Task goal: Repeat verbatim only the lines from the one with "Emit a Python" through the one with "import seaborn as sns", both ends kept. Pictures stay out.

Records for this exercise:
◆ ◆ ◆

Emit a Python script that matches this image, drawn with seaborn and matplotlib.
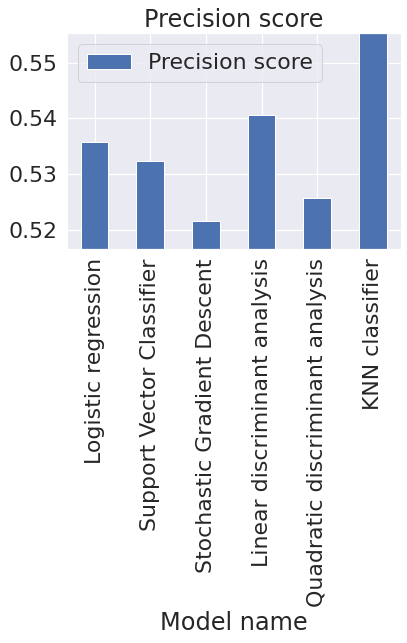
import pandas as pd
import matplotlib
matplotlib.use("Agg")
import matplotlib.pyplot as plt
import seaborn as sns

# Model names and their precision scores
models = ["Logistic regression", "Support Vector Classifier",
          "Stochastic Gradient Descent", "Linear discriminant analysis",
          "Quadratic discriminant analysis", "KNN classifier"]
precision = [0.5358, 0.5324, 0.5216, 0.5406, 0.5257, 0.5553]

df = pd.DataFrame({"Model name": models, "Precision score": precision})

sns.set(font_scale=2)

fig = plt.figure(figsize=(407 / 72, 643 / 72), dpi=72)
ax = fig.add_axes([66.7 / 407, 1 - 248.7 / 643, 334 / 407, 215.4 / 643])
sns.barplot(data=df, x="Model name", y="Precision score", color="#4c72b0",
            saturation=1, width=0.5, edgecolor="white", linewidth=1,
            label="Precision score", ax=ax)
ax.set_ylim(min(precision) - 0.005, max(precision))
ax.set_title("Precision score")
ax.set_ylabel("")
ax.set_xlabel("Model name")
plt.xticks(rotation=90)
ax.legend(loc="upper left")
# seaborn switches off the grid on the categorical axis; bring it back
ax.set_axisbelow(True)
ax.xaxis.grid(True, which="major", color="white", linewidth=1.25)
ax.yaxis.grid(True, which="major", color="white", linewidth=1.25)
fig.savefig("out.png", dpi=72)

◆ ◆ ◆

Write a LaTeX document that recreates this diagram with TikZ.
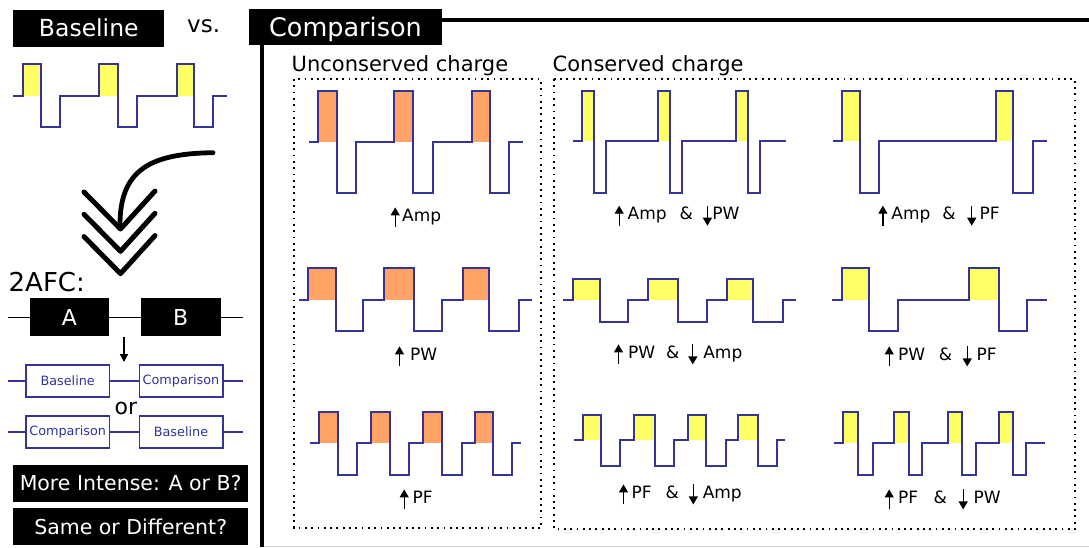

◆ ◆ ◆

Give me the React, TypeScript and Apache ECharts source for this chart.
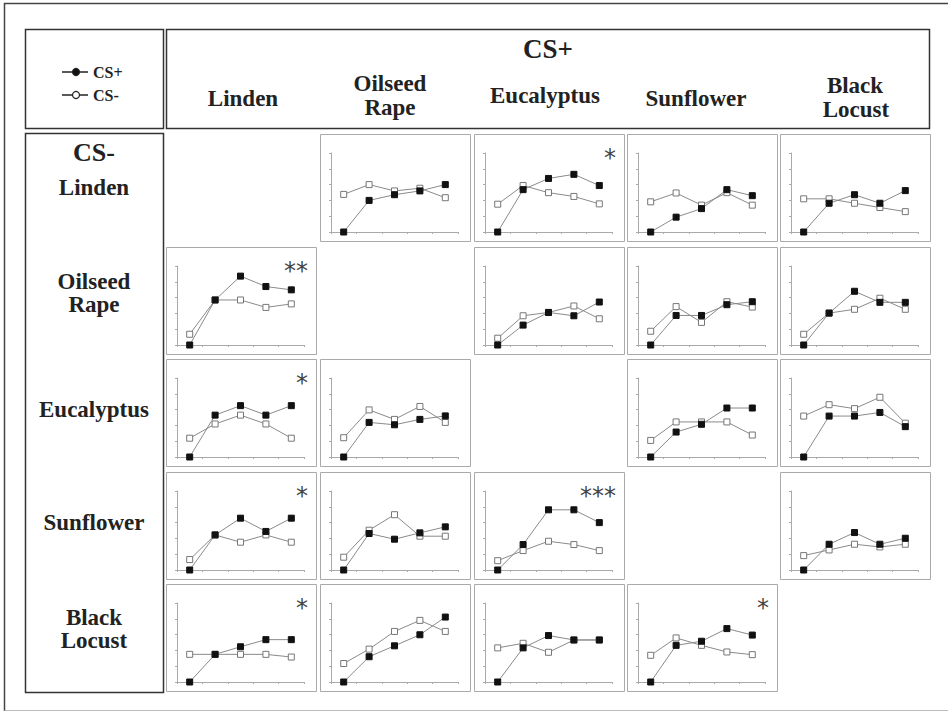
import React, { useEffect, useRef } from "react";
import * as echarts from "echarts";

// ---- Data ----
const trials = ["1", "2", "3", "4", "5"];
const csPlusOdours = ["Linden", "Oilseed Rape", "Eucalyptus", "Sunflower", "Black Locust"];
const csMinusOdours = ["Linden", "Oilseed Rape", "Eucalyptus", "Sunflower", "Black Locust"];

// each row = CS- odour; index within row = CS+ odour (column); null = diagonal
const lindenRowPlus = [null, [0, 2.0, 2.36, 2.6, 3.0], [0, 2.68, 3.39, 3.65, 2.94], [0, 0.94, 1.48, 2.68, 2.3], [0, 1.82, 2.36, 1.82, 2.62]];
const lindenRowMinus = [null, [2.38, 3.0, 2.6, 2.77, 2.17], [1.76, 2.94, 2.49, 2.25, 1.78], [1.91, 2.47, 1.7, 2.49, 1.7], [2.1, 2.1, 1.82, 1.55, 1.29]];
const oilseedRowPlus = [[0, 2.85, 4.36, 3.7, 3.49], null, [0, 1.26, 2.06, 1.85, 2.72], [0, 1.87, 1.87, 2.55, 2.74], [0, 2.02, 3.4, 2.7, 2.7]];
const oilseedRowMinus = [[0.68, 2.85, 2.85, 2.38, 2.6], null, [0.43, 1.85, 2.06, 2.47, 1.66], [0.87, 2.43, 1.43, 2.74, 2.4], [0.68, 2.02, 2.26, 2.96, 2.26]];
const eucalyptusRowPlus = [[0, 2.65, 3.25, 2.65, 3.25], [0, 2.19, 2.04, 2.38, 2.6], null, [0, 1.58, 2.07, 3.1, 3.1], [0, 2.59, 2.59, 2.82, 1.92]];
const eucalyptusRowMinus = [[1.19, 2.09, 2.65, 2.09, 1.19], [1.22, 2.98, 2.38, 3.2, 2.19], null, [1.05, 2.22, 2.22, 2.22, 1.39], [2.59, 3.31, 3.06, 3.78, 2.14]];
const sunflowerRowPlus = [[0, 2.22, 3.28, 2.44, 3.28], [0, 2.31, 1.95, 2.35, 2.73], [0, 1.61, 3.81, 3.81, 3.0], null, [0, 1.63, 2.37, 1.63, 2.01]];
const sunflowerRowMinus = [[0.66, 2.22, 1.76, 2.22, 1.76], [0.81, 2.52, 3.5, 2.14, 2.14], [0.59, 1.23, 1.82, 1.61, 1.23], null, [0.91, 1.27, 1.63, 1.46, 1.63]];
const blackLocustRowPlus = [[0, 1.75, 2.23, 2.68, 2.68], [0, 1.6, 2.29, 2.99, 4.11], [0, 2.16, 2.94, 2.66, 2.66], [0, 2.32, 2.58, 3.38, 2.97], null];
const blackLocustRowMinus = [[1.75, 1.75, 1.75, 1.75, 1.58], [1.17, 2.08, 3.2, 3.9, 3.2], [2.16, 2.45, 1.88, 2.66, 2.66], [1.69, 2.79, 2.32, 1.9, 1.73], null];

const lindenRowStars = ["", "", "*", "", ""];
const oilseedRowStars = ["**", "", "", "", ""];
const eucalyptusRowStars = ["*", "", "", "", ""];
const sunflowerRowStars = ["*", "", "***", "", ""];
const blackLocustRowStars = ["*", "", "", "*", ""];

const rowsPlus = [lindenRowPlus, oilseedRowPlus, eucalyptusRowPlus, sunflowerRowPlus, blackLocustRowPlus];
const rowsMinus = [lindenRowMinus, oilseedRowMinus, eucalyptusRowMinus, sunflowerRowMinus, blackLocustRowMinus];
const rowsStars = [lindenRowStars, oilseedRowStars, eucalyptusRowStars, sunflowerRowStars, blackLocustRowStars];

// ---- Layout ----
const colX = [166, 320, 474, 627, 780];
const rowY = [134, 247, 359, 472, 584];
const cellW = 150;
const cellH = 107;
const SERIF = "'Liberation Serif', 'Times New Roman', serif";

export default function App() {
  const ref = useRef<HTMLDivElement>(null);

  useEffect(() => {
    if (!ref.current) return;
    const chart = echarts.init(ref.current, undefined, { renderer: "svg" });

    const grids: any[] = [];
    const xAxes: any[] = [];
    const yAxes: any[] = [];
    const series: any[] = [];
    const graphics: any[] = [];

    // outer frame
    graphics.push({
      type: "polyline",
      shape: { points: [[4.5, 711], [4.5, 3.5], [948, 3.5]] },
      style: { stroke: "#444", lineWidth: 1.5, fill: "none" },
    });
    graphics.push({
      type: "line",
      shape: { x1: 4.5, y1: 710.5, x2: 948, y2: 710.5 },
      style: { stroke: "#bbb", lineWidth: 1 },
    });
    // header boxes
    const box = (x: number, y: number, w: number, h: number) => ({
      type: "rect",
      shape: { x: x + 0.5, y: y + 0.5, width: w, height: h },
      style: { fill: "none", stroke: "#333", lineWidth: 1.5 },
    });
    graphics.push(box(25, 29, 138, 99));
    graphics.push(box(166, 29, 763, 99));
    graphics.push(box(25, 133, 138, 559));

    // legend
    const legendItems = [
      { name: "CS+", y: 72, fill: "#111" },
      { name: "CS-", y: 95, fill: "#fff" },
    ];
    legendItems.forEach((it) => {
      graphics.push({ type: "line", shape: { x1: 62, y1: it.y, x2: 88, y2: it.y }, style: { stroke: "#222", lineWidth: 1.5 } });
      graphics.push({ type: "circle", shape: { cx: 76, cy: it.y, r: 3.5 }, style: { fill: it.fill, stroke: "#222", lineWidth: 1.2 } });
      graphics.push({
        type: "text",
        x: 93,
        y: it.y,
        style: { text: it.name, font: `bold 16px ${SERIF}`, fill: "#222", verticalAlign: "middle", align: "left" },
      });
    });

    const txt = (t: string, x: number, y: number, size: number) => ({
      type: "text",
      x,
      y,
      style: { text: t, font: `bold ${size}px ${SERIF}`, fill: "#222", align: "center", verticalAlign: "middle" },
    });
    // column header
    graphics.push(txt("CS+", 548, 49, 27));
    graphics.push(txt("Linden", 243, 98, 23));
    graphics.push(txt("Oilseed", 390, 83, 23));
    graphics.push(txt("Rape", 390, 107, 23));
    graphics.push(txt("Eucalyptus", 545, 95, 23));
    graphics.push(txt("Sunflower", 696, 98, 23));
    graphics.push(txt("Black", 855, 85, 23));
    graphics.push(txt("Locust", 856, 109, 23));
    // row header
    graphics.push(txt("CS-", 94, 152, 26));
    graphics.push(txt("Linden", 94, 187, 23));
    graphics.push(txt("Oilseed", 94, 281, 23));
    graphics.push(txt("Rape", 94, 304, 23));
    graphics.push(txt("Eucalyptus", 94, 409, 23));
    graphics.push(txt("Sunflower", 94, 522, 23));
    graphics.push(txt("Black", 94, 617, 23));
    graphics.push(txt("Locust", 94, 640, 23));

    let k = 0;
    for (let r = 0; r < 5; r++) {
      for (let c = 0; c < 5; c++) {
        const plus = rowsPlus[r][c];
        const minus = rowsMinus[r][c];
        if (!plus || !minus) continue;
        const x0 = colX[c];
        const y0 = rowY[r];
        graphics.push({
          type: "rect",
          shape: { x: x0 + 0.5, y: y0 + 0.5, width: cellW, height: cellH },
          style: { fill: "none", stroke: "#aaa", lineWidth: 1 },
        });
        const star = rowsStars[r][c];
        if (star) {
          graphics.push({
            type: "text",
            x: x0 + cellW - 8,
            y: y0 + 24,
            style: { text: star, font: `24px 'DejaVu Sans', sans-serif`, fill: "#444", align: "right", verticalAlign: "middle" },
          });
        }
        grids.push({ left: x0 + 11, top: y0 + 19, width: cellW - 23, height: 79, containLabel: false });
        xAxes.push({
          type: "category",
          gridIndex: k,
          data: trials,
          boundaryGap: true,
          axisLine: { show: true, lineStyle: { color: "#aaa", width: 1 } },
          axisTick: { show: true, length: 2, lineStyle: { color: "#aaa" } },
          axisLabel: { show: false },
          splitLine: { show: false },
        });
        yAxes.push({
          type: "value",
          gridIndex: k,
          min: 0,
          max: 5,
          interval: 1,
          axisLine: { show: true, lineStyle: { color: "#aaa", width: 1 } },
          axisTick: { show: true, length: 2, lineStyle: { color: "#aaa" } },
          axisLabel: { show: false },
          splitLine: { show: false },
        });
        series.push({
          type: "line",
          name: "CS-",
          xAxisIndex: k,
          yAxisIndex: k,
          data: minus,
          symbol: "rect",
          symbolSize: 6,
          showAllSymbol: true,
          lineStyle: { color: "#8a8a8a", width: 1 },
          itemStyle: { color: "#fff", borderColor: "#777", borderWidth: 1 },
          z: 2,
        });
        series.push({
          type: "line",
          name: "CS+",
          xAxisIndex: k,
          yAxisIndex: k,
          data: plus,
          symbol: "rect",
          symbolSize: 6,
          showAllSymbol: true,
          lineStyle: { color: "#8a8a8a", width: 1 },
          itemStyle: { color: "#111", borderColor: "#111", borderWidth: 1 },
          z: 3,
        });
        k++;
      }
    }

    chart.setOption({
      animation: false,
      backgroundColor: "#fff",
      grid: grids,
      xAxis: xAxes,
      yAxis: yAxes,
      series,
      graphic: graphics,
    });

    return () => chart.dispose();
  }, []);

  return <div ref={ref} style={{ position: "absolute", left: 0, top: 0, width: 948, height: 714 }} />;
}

◆ ◆ ◆

Output of the exercise:
Emit a Python script that matches this image, drawn with seaborn and matplotlib.
import pandas as pd
import matplotlib
matplotlib.use("Agg")
import matplotlib.pyplot as plt
import seaborn as sns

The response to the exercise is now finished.